Instead of protecting, immune cells in these diseases attack the body itself. Current treatments focus on alleviating this self-attack, rather than addressing the root cause. Patients rely on taking expensive medications and injections for life, which can cause serious side effects, and these medications are often insufficient to completely control the disease.
Dr. Maximilian Konig, a rheumatologist at Johns Hopkins University, who studies some promising new treatments, says:
* “We are entering a new era.”
* “These treatments represent an opportunity to control the disease in a way we have never seen before.”
To achieve this, researchers are modifying malfunctioning immune systems, rather than just suppressing them, using different methods aimed at providing more effective and precise treatments than current ones.
These treatments are still in their experimental stages, and due to their potential side effects, they have so far been limited to patients who have exhausted all traditional treatments. However, people who have joined the early stages of the studies feel hopeful.
## Promising Trials
In Germany, Dr. Georg Schett from the University of Erlangen-Nuremberg conducted a therapeutic trial on a young woman in the late stages of lupus, who did not respond to any other treatment. After receiving a single dose, her condition improved significantly in a way she had not seen with any other medication since March 2021.
Konig described the initial results as “remarkable.”
These trials have led to a large number of clinical trials testing chimeric antigen receptor T-cell therapy in the United States and abroad, to treat a growing list of autoimmune diseases.
The experiment relies on drawing immune cells known as “T cells” from the patient’s blood and sending them to the laboratory.

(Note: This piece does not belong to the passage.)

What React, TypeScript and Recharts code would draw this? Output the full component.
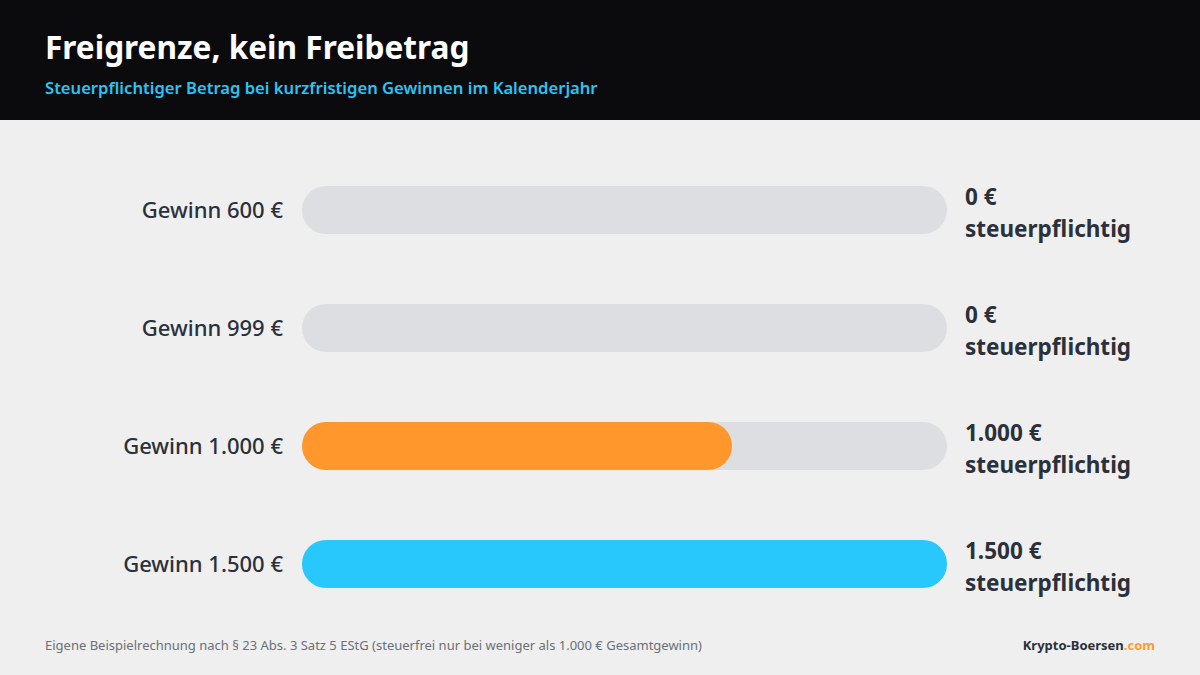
import React from 'react';
import { BarChart, Bar, XAxis, YAxis, Cell } from 'recharts';

const categories = ['Gewinn 600 €', 'Gewinn 999 €', 'Gewinn 1.000 €', 'Gewinn 1.500 €'];
const taxable = [0, 0, 1000, 1500];
const valueLabels = ['0 €', '0 €', '1.000 €', '1.500 €'];
const barColors = ['#ff9a2e', '#ff9a2e', '#ff972d', '#29c8fc'];
const MAX_VALUE = 1500;

const data = categories.map((name, i) => ({ name, value: taxable[i], track: MAX_VALUE, label: valueLabels[i] }));

const FONT = '"Noto Sans", sans-serif';
const DARK = '#2b303a';

const LeftTick = ({ x, y, payload }: any) => (
  <text x={x - 11} y={y} dy={8} textAnchor="end" fontFamily={FONT} fontSize={22} fontWeight={500} fill={DARK}>
    {payload.value}
  </text>
);

const RightTick = ({ x, y, payload }: any) => {
  const row = data.find((d) => d.name === payload.value);
  return (
    <g>
      <text x={x + 10} y={y - 5} textAnchor="start" fontFamily={FONT} fontSize={22.5} fontWeight={700} fill={DARK}>
        {row ? row.label : ''}
      </text>
      <text x={x + 10} y={y + 27} textAnchor="start" fontFamily={FONT} fontSize={22.5} fontWeight={700} fill={DARK}>
        steuerpflichtig
      </text>
    </g>
  );
};

export default function App() {
  return (
    <div style={{ position: 'absolute', left: 0, top: 0, width: 1200, height: 675, background: '#efefef', fontFamily: FONT, overflow: 'hidden' }}>
      <div style={{ position: 'absolute', left: 0, top: 0, width: 1200, height: 120, background: '#0b0b0d' }}>
        <div style={{ position: 'absolute', left: 45, top: 25, color: '#fff', fontSize: 31.6, fontWeight: 700 }}>
          Freigrenze, kein Freibetrag
        </div>
        <div style={{ position: 'absolute', left: 45, top: 76, color: '#29c5f6', fontSize: 16.6, fontWeight: 600 }}>
          Steuerpflichtiger Betrag bei kurzfristigen Gewinnen im Kalenderjahr
        </div>
      </div>
      <div style={{ position: 'absolute', left: 0, top: 0 }}>
        <BarChart
          width={1200}
          height={675}
          data={data}
          layout="vertical"
          margin={{ top: 151, right: 0, bottom: 52, left: 0 }}
          barGap={-48}
        >
          <XAxis type="number" domain={[0, MAX_VALUE]} hide />
          <YAxis
            yAxisId="left"
            type="category"
            dataKey="name"
            width={302}
            axisLine={false}
            tickLine={false}
            tick={<LeftTick />}
          />
          <YAxis
            yAxisId="right"
            orientation="right"
            type="category"
            dataKey="name"
            width={253}
            axisLine={false}
            tickLine={false}
            tick={<RightTick />}
          />
          <Bar yAxisId="left" dataKey="track" barSize={48} radius={24} fill="#dddee2" isAnimationActive={false} />
          <Bar yAxisId="left" dataKey="value" barSize={48} radius={24} isAnimationActive={false}>
            {data.map((d, i) => (
              <Cell key={d.name} fill={barColors[i]} />
            ))}
          </Bar>
        </BarChart>
      </div>
      <div style={{ position: 'absolute', left: 45, top: 636, color: '#6b6f78', fontSize: 13 }}>
        Eigene Beispielrechnung nach § 23 Abs. 3 Satz 5 EStG (steuerfrei nur bei weniger als 1.000 € Gesamtgewinn)
      </div>
      <div style={{ position: 'absolute', right: 45, top: 636, fontSize: 13, fontWeight: 700, color: DARK }}>
        Krypto-Boersen<span style={{ color: '#ff9a2e' }}>.com</span>
      </div>
    </div>
  );
}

There, they are reprogrammed to destroy B cells. After undergoing chemotherapy for a short period to eliminate excess immune cells, the patient is injected with millions of copies of these “living cells.”
Chimeric antigen receptor T-cell therapy is exhausting and time-consuming, partly because it is a personalized treatment. Treating cancer in this way can cost $500,000. Some companies are currently testing ready-made versions, prepared in advance using cells from healthy donors.